>> start Source records

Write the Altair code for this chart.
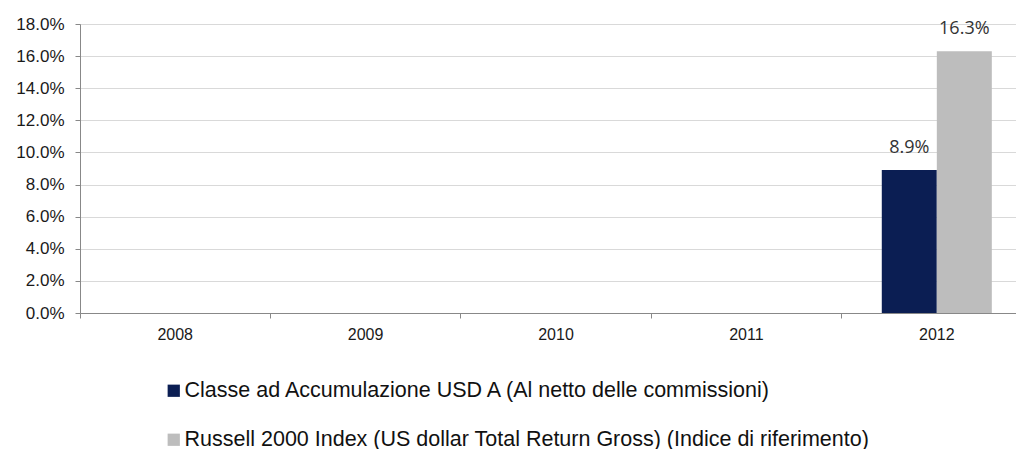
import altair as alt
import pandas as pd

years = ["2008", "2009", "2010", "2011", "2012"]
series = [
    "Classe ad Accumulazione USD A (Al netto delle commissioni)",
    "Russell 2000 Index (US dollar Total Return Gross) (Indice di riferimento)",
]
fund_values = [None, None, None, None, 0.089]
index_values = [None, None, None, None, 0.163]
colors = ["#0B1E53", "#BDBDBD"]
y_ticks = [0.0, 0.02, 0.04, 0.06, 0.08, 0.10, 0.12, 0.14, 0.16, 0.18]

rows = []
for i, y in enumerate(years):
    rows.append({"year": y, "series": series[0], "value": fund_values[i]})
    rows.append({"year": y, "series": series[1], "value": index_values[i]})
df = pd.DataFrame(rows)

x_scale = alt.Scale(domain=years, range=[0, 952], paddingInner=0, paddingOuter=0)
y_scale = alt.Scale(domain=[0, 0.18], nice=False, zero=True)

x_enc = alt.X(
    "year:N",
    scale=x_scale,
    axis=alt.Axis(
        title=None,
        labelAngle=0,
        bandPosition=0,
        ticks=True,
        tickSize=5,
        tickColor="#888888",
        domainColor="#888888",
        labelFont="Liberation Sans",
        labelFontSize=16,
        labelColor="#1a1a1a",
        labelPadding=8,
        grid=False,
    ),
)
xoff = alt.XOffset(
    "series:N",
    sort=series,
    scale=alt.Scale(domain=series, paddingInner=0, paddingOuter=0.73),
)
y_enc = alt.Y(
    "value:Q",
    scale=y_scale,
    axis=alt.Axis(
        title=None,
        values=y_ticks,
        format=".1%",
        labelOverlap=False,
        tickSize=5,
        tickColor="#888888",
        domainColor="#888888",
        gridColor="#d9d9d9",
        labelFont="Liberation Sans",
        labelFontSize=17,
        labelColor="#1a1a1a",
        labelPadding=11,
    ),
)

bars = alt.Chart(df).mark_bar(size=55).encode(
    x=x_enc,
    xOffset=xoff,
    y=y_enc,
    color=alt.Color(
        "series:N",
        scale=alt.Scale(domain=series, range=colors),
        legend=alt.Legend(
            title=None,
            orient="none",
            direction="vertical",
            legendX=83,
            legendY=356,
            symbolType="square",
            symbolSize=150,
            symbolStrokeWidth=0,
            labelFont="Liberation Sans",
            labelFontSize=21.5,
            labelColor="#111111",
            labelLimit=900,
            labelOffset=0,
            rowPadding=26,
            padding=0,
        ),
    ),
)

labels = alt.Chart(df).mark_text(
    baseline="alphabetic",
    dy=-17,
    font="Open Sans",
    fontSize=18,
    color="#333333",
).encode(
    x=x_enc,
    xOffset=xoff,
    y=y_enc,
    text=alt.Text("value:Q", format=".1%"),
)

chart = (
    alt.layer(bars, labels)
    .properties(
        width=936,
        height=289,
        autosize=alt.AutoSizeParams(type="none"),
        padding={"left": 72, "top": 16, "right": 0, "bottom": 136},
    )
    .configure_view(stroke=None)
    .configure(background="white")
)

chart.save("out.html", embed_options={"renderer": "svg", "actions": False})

>> end Source records
>> start Source records

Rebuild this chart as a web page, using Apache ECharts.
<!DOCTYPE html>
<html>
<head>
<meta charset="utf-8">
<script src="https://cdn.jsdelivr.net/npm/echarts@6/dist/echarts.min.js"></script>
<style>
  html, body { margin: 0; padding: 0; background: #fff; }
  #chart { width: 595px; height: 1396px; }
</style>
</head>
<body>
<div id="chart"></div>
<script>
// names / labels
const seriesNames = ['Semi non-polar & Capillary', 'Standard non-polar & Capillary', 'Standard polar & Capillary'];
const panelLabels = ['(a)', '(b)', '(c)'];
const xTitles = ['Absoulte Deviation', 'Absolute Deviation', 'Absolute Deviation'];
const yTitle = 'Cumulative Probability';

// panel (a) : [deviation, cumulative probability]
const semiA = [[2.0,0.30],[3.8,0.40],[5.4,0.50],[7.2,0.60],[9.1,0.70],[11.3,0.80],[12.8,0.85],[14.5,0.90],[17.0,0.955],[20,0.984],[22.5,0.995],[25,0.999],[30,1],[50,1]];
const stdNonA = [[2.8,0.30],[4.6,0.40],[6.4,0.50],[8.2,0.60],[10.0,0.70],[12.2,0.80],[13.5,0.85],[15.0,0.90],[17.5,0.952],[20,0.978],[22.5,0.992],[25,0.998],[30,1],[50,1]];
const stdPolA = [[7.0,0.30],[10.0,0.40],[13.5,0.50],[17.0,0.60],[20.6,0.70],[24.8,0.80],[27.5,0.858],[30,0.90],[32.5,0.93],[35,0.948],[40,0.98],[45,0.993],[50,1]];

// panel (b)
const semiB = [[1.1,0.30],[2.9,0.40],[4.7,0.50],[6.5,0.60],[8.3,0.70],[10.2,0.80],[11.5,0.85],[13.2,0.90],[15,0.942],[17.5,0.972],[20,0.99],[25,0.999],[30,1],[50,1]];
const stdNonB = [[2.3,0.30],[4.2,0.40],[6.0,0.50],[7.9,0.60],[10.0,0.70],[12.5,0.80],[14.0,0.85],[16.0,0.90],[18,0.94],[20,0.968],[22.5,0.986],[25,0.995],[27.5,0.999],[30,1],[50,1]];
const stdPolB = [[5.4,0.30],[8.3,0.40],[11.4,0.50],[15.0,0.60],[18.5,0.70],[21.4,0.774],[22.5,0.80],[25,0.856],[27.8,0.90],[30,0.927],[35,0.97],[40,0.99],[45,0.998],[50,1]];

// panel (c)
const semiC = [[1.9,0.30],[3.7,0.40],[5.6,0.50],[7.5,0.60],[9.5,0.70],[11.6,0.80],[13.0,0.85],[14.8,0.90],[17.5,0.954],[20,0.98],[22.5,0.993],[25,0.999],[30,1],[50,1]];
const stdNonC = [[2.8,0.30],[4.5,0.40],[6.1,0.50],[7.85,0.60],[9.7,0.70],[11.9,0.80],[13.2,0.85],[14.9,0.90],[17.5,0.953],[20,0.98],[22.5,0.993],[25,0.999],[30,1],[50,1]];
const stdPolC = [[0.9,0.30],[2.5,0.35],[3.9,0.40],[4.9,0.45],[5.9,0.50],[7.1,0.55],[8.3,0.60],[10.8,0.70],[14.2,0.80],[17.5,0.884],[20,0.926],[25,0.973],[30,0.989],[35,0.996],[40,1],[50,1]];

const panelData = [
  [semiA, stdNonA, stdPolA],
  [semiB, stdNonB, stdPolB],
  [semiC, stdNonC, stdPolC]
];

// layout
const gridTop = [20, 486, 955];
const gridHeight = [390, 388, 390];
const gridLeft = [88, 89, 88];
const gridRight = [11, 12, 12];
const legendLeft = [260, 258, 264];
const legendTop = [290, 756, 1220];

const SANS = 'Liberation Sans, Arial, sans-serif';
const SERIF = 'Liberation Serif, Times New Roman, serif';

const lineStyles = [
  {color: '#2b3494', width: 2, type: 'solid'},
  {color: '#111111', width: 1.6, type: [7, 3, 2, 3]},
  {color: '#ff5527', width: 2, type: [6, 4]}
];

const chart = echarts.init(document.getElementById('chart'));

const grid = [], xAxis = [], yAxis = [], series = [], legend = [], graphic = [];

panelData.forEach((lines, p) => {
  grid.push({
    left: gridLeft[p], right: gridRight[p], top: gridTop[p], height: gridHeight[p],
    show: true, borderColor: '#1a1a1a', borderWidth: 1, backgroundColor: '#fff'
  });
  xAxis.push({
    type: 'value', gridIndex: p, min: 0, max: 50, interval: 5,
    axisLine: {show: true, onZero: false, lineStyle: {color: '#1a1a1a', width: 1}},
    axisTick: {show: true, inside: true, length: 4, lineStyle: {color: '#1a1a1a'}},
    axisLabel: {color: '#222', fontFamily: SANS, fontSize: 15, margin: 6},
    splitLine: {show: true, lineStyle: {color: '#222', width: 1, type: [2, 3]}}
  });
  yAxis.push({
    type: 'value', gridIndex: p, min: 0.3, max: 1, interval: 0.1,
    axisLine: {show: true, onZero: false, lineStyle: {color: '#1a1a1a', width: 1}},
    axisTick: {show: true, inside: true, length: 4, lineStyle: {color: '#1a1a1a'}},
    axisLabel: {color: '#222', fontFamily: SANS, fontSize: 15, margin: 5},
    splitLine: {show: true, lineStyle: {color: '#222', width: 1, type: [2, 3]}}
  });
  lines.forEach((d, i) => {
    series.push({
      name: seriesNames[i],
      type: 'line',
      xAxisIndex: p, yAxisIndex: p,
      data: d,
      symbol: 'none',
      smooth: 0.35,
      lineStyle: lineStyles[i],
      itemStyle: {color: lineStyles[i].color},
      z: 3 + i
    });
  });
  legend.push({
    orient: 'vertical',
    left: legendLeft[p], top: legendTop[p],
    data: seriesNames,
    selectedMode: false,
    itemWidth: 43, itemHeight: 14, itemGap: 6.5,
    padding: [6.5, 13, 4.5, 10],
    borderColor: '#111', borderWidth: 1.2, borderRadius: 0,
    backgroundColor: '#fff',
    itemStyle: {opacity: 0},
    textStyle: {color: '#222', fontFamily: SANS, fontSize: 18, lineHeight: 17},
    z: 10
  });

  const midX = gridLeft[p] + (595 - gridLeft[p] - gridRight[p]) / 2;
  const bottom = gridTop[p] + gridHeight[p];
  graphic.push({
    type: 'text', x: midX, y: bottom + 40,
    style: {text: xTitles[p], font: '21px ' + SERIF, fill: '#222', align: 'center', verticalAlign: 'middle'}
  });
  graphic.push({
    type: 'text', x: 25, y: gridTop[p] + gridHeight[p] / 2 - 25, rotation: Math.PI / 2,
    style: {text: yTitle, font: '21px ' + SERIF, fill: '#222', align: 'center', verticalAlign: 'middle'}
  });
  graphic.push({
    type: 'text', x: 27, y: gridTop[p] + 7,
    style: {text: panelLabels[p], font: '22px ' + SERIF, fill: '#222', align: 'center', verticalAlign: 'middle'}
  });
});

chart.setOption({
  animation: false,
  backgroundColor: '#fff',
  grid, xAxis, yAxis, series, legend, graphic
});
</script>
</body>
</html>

>> end Source records

=== Work to do ===
In the listing above, find the line with "Write the Altair code for this chart." and the line with "import pandas as pd". Copy exactly those lines and all between them, minus the images.

=== Task solution ===
Write the Altair code for this chart.
import altair as alt
import pandas as pd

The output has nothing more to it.